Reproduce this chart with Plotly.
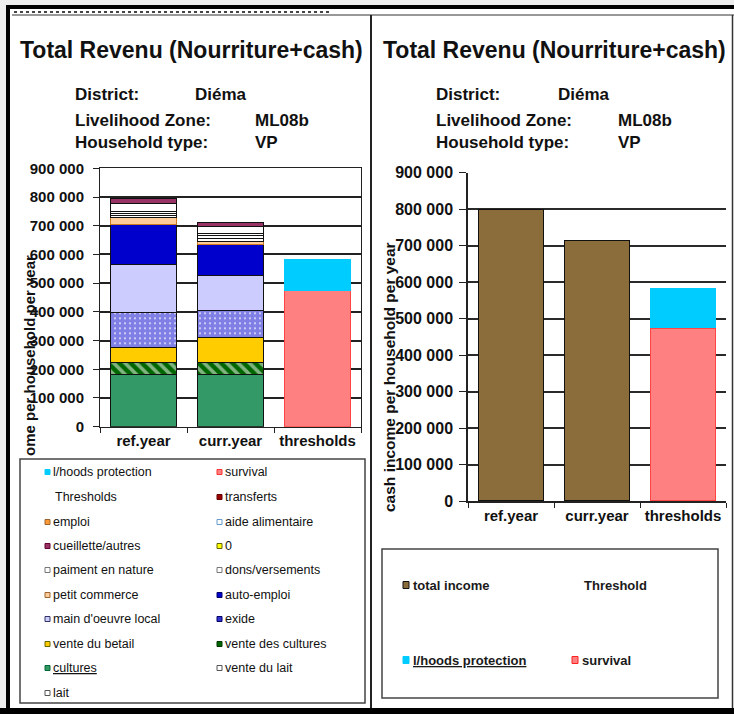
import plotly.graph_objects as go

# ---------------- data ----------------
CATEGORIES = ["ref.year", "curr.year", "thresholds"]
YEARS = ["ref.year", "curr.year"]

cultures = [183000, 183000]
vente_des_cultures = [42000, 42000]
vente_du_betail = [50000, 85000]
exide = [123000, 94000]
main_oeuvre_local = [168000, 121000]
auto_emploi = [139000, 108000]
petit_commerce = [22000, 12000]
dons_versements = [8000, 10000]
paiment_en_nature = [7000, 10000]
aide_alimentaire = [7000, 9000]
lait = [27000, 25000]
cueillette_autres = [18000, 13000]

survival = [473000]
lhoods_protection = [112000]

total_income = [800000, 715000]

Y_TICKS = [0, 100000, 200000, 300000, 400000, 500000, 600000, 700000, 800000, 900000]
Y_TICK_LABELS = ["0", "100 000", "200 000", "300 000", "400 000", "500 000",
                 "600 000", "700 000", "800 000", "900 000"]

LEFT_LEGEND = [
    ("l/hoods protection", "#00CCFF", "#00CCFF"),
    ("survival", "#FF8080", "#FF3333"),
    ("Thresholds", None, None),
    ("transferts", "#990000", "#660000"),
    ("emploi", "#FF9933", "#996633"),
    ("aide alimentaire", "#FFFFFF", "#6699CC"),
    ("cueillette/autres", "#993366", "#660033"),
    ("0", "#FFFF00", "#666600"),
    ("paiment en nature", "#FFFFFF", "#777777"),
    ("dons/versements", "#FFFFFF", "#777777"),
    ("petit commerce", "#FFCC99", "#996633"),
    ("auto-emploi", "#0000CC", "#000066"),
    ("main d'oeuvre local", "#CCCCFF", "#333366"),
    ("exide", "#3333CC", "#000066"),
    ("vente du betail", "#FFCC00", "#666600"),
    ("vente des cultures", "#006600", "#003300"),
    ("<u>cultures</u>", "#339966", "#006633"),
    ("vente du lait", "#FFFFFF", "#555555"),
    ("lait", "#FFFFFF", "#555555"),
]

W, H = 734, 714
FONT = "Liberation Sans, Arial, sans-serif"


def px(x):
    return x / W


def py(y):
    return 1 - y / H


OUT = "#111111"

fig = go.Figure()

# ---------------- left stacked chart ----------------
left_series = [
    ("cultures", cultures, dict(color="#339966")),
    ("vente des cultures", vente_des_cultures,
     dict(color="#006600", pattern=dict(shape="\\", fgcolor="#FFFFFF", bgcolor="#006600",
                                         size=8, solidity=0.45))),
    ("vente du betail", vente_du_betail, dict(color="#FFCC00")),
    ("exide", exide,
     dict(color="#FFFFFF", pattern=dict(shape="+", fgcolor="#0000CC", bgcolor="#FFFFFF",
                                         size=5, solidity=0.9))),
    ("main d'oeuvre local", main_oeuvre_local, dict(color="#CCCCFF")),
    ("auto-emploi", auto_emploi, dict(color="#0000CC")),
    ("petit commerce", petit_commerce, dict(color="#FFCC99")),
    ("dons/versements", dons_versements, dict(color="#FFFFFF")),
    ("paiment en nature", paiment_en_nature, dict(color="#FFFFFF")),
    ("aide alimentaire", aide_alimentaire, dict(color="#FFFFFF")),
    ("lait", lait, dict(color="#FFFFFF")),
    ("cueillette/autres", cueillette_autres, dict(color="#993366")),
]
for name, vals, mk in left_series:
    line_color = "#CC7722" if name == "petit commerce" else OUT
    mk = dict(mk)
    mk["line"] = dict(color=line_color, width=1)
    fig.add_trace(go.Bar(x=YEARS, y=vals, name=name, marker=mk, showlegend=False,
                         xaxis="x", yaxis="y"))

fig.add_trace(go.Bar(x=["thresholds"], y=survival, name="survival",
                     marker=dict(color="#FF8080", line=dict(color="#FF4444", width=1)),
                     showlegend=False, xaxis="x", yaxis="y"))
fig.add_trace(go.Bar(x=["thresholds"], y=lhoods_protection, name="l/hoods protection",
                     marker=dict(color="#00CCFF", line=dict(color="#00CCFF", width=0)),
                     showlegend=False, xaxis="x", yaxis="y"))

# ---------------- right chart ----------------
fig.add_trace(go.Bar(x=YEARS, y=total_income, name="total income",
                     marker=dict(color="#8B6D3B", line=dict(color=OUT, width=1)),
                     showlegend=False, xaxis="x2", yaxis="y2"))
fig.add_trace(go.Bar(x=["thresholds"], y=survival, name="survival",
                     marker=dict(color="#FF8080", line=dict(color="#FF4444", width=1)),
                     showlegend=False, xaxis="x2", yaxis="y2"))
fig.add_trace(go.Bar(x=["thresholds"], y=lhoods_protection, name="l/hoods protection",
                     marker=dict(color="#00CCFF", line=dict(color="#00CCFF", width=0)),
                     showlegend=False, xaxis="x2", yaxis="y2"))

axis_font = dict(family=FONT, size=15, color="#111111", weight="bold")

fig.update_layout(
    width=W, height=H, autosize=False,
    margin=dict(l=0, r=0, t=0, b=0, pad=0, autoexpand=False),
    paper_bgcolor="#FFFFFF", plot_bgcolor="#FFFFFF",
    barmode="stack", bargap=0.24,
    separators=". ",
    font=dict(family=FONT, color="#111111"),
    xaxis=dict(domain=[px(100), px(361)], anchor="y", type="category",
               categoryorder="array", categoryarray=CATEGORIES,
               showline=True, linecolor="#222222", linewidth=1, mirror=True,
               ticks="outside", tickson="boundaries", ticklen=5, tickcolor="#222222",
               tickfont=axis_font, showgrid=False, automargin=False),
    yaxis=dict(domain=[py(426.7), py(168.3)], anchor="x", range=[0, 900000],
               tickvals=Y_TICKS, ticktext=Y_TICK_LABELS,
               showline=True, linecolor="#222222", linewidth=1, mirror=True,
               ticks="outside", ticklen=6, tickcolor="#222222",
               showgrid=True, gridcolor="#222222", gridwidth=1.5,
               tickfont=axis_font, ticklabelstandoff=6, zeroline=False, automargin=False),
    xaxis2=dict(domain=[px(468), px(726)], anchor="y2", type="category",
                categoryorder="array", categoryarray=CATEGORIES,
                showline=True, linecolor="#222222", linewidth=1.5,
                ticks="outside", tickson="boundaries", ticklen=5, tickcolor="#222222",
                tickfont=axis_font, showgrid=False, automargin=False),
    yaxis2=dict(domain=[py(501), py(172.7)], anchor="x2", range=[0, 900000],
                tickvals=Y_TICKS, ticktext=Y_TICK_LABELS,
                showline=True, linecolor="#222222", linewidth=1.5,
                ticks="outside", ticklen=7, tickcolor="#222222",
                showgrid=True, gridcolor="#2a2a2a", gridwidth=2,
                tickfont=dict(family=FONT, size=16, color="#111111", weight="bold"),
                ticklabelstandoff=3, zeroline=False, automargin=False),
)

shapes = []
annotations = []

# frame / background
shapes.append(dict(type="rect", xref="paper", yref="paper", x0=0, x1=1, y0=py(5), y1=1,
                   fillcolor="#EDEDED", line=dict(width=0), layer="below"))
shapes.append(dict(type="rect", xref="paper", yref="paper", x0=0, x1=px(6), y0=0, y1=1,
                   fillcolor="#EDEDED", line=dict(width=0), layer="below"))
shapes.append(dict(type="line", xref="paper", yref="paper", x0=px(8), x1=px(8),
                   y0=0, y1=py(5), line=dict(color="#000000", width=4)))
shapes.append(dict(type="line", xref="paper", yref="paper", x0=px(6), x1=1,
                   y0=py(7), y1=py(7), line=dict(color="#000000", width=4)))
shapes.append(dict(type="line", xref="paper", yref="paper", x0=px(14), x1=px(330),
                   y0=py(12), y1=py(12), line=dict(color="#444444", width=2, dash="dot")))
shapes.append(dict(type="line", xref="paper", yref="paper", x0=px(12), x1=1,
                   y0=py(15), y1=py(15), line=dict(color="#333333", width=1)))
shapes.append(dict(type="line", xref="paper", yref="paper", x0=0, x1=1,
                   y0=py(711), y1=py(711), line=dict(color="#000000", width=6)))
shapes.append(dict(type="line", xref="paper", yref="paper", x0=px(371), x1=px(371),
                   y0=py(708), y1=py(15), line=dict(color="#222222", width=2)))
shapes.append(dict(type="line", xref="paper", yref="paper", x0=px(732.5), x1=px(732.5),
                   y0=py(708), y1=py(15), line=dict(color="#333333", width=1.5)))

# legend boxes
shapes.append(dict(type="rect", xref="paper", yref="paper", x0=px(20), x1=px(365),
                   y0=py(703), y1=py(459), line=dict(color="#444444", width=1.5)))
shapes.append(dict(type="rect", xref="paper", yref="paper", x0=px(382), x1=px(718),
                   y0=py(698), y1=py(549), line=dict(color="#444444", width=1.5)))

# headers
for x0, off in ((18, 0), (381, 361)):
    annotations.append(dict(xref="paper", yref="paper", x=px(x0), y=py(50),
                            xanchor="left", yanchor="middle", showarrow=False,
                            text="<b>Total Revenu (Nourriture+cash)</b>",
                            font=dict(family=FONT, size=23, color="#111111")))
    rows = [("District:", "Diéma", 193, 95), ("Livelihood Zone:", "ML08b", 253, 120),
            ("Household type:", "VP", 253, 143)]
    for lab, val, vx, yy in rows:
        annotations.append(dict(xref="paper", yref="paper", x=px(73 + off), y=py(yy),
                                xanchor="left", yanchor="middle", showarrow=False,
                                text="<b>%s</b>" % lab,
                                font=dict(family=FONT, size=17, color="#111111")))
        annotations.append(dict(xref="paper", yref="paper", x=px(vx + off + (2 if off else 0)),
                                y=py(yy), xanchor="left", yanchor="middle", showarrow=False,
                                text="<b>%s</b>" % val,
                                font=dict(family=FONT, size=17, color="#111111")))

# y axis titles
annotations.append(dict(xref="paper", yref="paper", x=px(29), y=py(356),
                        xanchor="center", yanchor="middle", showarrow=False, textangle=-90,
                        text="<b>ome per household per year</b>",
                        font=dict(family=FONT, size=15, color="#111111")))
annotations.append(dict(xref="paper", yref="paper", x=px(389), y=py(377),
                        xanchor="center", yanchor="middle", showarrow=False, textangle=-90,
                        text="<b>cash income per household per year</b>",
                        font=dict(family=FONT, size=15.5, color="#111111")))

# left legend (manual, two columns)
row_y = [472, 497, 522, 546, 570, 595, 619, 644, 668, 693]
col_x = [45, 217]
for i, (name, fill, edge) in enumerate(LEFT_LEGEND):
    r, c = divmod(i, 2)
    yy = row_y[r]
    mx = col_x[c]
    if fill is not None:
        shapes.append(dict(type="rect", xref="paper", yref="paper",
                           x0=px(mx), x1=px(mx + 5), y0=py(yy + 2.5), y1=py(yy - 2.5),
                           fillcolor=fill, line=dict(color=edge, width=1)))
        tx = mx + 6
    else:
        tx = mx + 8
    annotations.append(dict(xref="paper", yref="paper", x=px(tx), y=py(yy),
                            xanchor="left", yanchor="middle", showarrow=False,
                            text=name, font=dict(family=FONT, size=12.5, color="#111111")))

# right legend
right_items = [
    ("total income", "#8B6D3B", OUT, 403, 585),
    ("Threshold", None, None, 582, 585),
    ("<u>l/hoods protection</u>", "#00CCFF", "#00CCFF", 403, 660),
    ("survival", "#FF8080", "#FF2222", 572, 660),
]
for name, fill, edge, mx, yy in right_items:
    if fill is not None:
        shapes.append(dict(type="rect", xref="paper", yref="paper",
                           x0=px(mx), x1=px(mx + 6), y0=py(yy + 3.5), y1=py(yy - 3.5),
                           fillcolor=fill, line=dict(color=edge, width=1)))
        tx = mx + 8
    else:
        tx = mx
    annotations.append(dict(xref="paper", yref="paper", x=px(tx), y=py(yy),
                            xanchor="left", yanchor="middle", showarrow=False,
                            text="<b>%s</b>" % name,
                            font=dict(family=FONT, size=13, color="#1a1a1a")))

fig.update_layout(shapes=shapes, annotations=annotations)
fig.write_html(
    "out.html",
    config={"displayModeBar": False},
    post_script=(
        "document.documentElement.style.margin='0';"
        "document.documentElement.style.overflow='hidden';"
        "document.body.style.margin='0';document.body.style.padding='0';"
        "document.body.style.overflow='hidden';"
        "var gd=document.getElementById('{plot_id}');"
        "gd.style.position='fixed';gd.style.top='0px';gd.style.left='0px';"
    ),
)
|---|
* [TASK DETAILS]:
Copy each line containing the word "chart" from the data.

* [OUTPUT OF THE EXERCISE]:
Reproduce this chart with Plotly.
# ---------------- left stacked chart ----------------
# ---------------- right chart ----------------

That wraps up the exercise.